Mr Ukana explained that the panel rose from the decision of the National Economic Council (NEC) and that the panel report will be forwarded to the Office of the Vice President whose responsibility is to pay compensation.
He further said that his committee made two copies of the report, one for the state government and the other for onward transmission to the Office of the Vice President. He also said the committee made a breakdown of the type of complaints they received and the approach they adopt in handling them.
‘Lagos, Ekiti states are peculiar cases’
Mr Ukana said that Lagos and Ekiti panels were mandated to pay compensations unlike those in other states.
According to Mr Ukana, Lagos and Ekiti States panels made their recommendations public because they also paid the compensation from the ‘seed money’ that was allocated for such purpose once recommendations are made.
“In Ekiti and Lagos states where payments were made as decisions were taken, there was a second panel liaising with the EndSARS panel and a seed money was paid into a particular account. Once the recommendations were made, both panels sat and resolved issues of payment before it was made.”
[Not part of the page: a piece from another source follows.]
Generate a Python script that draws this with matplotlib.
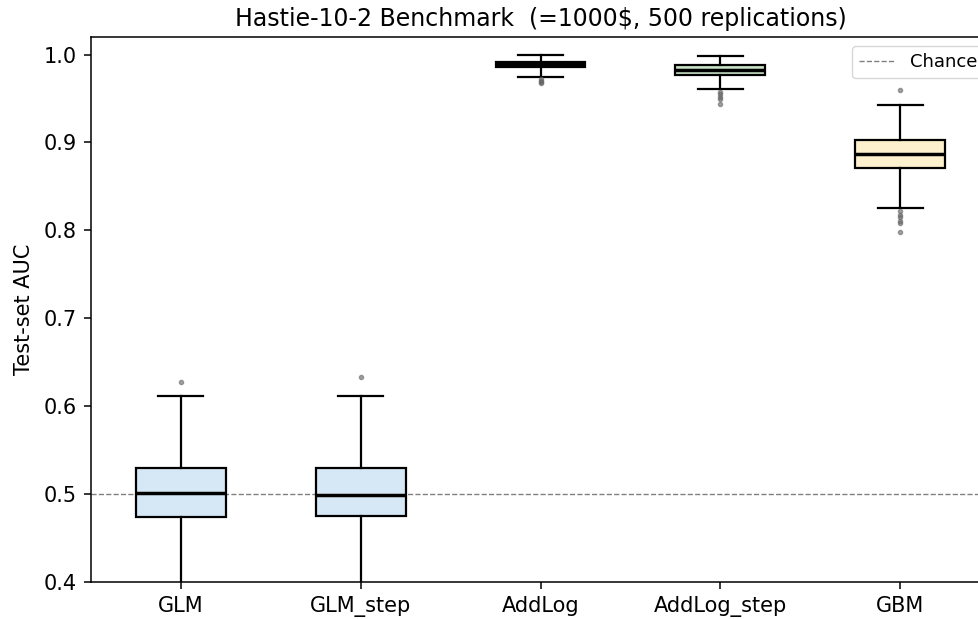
import matplotlib
matplotlib.use('Agg')
import matplotlib.pyplot as plt

# Five-number summaries
models = ['GLM', 'GLM_step', 'AddLog', 'AddLog_step', 'GBM']
medians = [0.501, 0.499, 0.989, 0.983, 0.887]
q1s = [0.474, 0.475, 0.986, 0.977, 0.871]
q3s = [0.530, 0.530, 0.992, 0.988, 0.903]
whis_lo = [0.390, 0.390, 0.975, 0.961, 0.825]
whis_hi = [0.612, 0.612, 0.999, 0.998, 0.943]
outliers = [
    [0.627],
    [0.633],
    [0.972, 0.970, 0.969, 0.968],
    [0.958, 0.955, 0.952, 0.950, 0.944],
    [0.960, 0.822, 0.818, 0.815, 0.811, 0.808, 0.798],
]
box_colors = ['#d6e8f5', '#d6e8f5', '#f4d4d0', '#c8e2c6', '#fdf0cc']

fig = plt.figure(figsize=(9.79, 6.19), dpi=100)
# axes run slightly past the right edge like the cropped original
ax = fig.add_axes([91 / 979, 37 / 619, 899 / 979, 545 / 619])

stats = []
for i, name in enumerate(models):
    stats.append({
        'label': name,
        'med': medians[i],
        'q1': q1s[i],
        'q3': q3s[i],
        'whislo': whis_lo[i],
        'whishi': whis_hi[i],
        'fliers': outliers[i],
    })

bp = ax.bxp(stats, widths=0.5, patch_artist=True, capwidths=0.25,
            boxprops=dict(linewidth=1.6, edgecolor='black'),
            medianprops=dict(color='black', linewidth=2.5),
            whiskerprops=dict(color='black', linewidth=1.6),
            capprops=dict(color='black', linewidth=1.6),
            flierprops=dict(marker='o', markersize=3, markerfacecolor='#666666',
                            markeredgecolor='#666666', alpha=0.6))
for patch, c in zip(bp['boxes'], box_colors):
    patch.set_facecolor(c)

ax.axhline(0.5, color='gray', linestyle='--', linewidth=1, label='Chance', zorder=0)

ax.set_ylim(0.4, 1.02)
ax.set_xlim(0.5, 5.5)
ax.set_ylabel('Test-set AUC', fontsize=15, labelpad=7)
ax.set_title('Hastie-10-2 Benchmark  (=1000\\$, 500 replications)', fontsize=17, pad=8)
ax.tick_params(labelsize=15, length=5, pad=5, width=1.1)
for spine in ax.spines.values():
    spine.set_linewidth(1.1)
ax.legend(loc='upper right', fontsize=13, bbox_to_anchor=(1 + 3.5 / 899, 1))

fig.savefig('out.png', dpi=100)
Similarly, a member of the panel, Harry Udoh who corroborated the position of the chairman told our reporter that “Lagos was peculiar”.
“They have been announcing recommendations and written out cheques to those people based on the funding they got ab initio but we (Akwa Ibom EndSARS panel) didn’t get such funding. Ours was different from Lagos.”
Mr Udoh represented the Civil Society Organisation in the panel.
On the suppression of the panel ‘s report as alleged by CLO citing the case of Reigners Bible Church in 2017, Mr Ukana told our reporter that he was very disappointed with lawyers who raised the issue when his committee began sitting and questioned if any lawyer has activated the Freedom of Information (FOI) Act in that regard.
“I told them that I was highly disappointed that they were raising it. Has there been any application by a lawyer or civil rights organisation asking for a copy of that report or extract of recommendations made available through the court? None!,” he said.
“If after one or two months nobody hears about this report, the FOI Act can be activated”, he said.
When contacted, the State Commissioner for Justice, Uko Udom declined comments but his Information counterpart told PREMIUM TIMES that the EndSARS panel was a resolution of the NECand that the State Government is only transmitting the report to NEC.
“There is nothing like suppression. The EndSARS panel was the resolution of the National Economic Council. The State Government is merely transmitting the report to them (NEC). They (CLO) should wait. There is nothing to preempt.”